President Biden said recently “The Biden foreign policy agenda will place the United States back at the head of the table, in a position to work with its allies and partners to mobilize collective action on global threats”.
It would be more constructive, however, if the US could exercise a bit of humility and do its bit as an equal partner if it wishes to learn from its neglected allies and develop cooperative rather than competitive relationships in Asia.
In that regard, we all have much to learn from Japan.
If Japan is now willing to assume more of a leadership role in the region, (which is a little problematic as there will be some within the Japanese Foreign Ministry who will want to return to Pre-Trumpian “normal relationships with the US” and being the US’ most compliant ally in the region) it is vital that the US, Australia, India, Canada and New Zealand acknowledge and reinforce Japan’s emerging leadership role alongside the “return” of the US under President Biden.
This is a moment in Asia-Pacific history when we need fresh thinking about how to build trust, confidence and conflict resolution mechanisms throughout the region.
It's a moment for the US and other “western nations” to listen to what the region is saying to us, and it's a moment to reverse the Trumpian desire for absolute US political dominance.

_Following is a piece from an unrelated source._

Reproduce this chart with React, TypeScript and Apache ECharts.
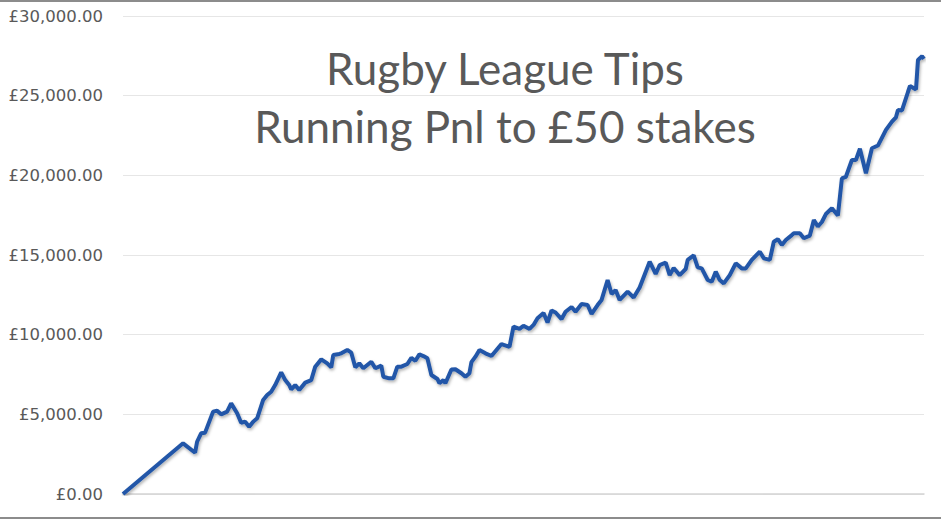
import React, { useEffect, useRef } from "react";
import * as echarts from "echarts";

const titleLines = ["Rugby League Tips", "Running Pnl to £50 stakes"];

const yTicks = [0, 5000, 10000, 15000, 20000, 25000, 30000];

const tipNumbers = [
  0, 30, 36, 37, 39, 41, 45, 47, 49, 52,
  54, 57, 59, 61, 63, 65, 67, 70, 72, 74,
  76, 79, 81, 83, 84, 86, 88, 91, 94, 96,
  99, 102, 104, 105, 108, 109, 112, 114, 116, 118,
  120, 124, 126, 129, 130, 133, 135, 137, 139, 142,
  144, 146, 148, 150, 152, 154, 157, 158, 160, 161,
  164, 166, 169, 171, 173, 174, 176, 178, 181, 184,
  189, 193, 195, 198, 200, 203, 205, 207, 210, 212,
  214, 216, 219, 221, 224, 226, 229, 232, 234, 237,
  239, 242, 244, 246, 248, 252, 255, 258, 263, 266,
  268, 271, 273, 275, 278, 281, 282, 285, 287, 289,
  292, 294, 296, 298, 300, 303, 306, 309, 311, 314,
  318, 320, 323, 325, 327, 329, 331, 334, 335, 338,
  340, 343, 345, 347, 349, 351, 354, 357, 359, 361,
  364, 366, 368, 371, 374, 377, 381, 384, 386, 387,
  389, 392, 393, 396, 397, 399, 400,
];

const runningPnl = [
  0, 3180, 2590, 3280, 3810, 3850, 5170, 5230, 5000, 5170,
  5690, 5070, 4470, 4540, 4220, 4540, 4750, 5900, 6210, 6420,
  6840, 7630, 7150, 6840, 6570, 6840, 6530, 6990, 7150, 7990,
  8450, 8200, 7950, 8720, 8790, 8830, 9040, 8870, 7950, 8200,
  7890, 8300, 7890, 8060, 7360, 7260, 7260, 7990, 7990, 8160,
  8540, 8360, 8760, 8660, 8520, 7470, 7220, 6950, 7150, 6950,
  7810, 7830, 7580, 7360, 7580, 8280, 8620, 9040, 8830, 8660,
  9410, 9240, 10500, 10360, 10560, 10360, 10610, 11030, 11360, 10760,
  11520, 11390, 10980, 11440, 11740, 11440, 11920, 11860, 11300, 11860,
  12180, 13430, 12550, 12800, 12180, 12700, 12330, 12960, 14580, 13810,
  14370, 14530, 13740, 14180, 13740, 14120, 14690, 14970, 14220, 14160,
  13430, 13320, 13950, 13430, 13220, 13740, 14480, 14160, 14160, 14690,
  15210, 14790, 14690, 15830, 15990, 15630, 15940, 16250, 16360, 16360,
  16050, 16220, 17200, 16790, 17070, 17570, 17930, 17480, 19810, 19910,
  20960, 20960, 21670, 20130, 21700, 21870, 22850, 23370, 23640, 24100,
  24070, 25230, 25610, 25390, 27240, 27470, 27310,
];

const fmt = (v: number) =>
  "£" + v.toLocaleString("en-GB", { minimumFractionDigits: 2, maximumFractionDigits: 2 });

export default function App() {
  const ref = useRef<HTMLDivElement>(null);

  useEffect(() => {
    document.body.style.margin = "0";
    if (!ref.current) return;
    const chart = echarts.init(ref.current, null, { renderer: "svg" });
    const data = tipNumbers.map((t, i) => [t, runningPnl[i]]);
    chart.setOption({
      animation: false,
      backgroundColor: "#ffffff",
      grid: { left: 123, right: 17, top: 16, bottom: 25, containLabel: false },
      xAxis: {
        type: "value",
        min: 0,
        max: tipNumbers[tipNumbers.length - 1],
        axisLine: { show: true, lineStyle: { color: "#d4d4d4", width: 1.5 } },
        axisTick: { show: false },
        axisLabel: { show: false },
        splitLine: { show: false },
      },
      yAxis: {
        type: "value",
        min: yTicks[0],
        max: yTicks[yTicks.length - 1],
        interval: yTicks[1] - yTicks[0],
        axisLine: { show: false },
        axisTick: { show: false },
        axisLabel: {
          formatter: (v: number) => fmt(v),
          color: "#595959",
          fontFamily: "DejaVu Sans",
          fontSize: 16.5,
          margin: 20,
        },
        splitLine: { show: true, lineStyle: { color: "#e6e6e6", width: 1.2 } },
      },
      series: [
        {
          type: "line",
          data,
          showSymbol: false,
          symbol: "none",
          lineStyle: {
            color: "#2357A8",
            width: 4,
            shadowColor: "rgba(0,0,0,0.3)",
            shadowBlur: 3,
            shadowOffsetX: 1,
            shadowOffsetY: 2,
          },
          z: 3,
        },
      ],
      graphic: [
        {
          type: "text",
          style: {
            text: titleLines[0],
            x: 505,
            y: 68,
            align: "center",
            verticalAlign: "middle",
            fill: "#595959",
            font: "44px Lato",
          },
        },
        {
          type: "text",
          style: {
            text: titleLines[1],
            x: 505,
            y: 126,
            align: "center",
            verticalAlign: "middle",
            fill: "#595959",
            font: "44px Lato",
          },
        },
        {
          type: "line",
          shape: { x1: 0, y1: 1, x2: 941, y2: 1 },
          style: { stroke: "#8c8c8c", lineWidth: 2 },
        },
        {
          type: "line",
          shape: { x1: 0, y1: 518, x2: 941, y2: 518 },
          style: { stroke: "#8c8c8c", lineWidth: 2 },
        },
      ],
    });
    return () => chart.dispose();
  }, []);

  return (
    <div
      ref={ref}
      style={{ position: "fixed", left: 0, top: 0, width: 941, height: 519 }}
    />
  );
}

No amount of US strategizing is going to stop China’s rise; and worse, in my view, it risks pushing us towards a military conflict.
This is a moment for equal partnerships with our Asian neighbours as we all try and figure out how to bring peace and stability to Asia in the 21st century.
It might be that the hitherto US-led liberal world order has to change. But equally, we do not want to be led by an authoritarian Chinese Communist Party agenda. Our Asian partners have been juggling this reality for many, many years. Let’s start listening to them and working together - rather than continuing to be pulled into “for” and “against” camps.
The views expressed in this article are those of the author.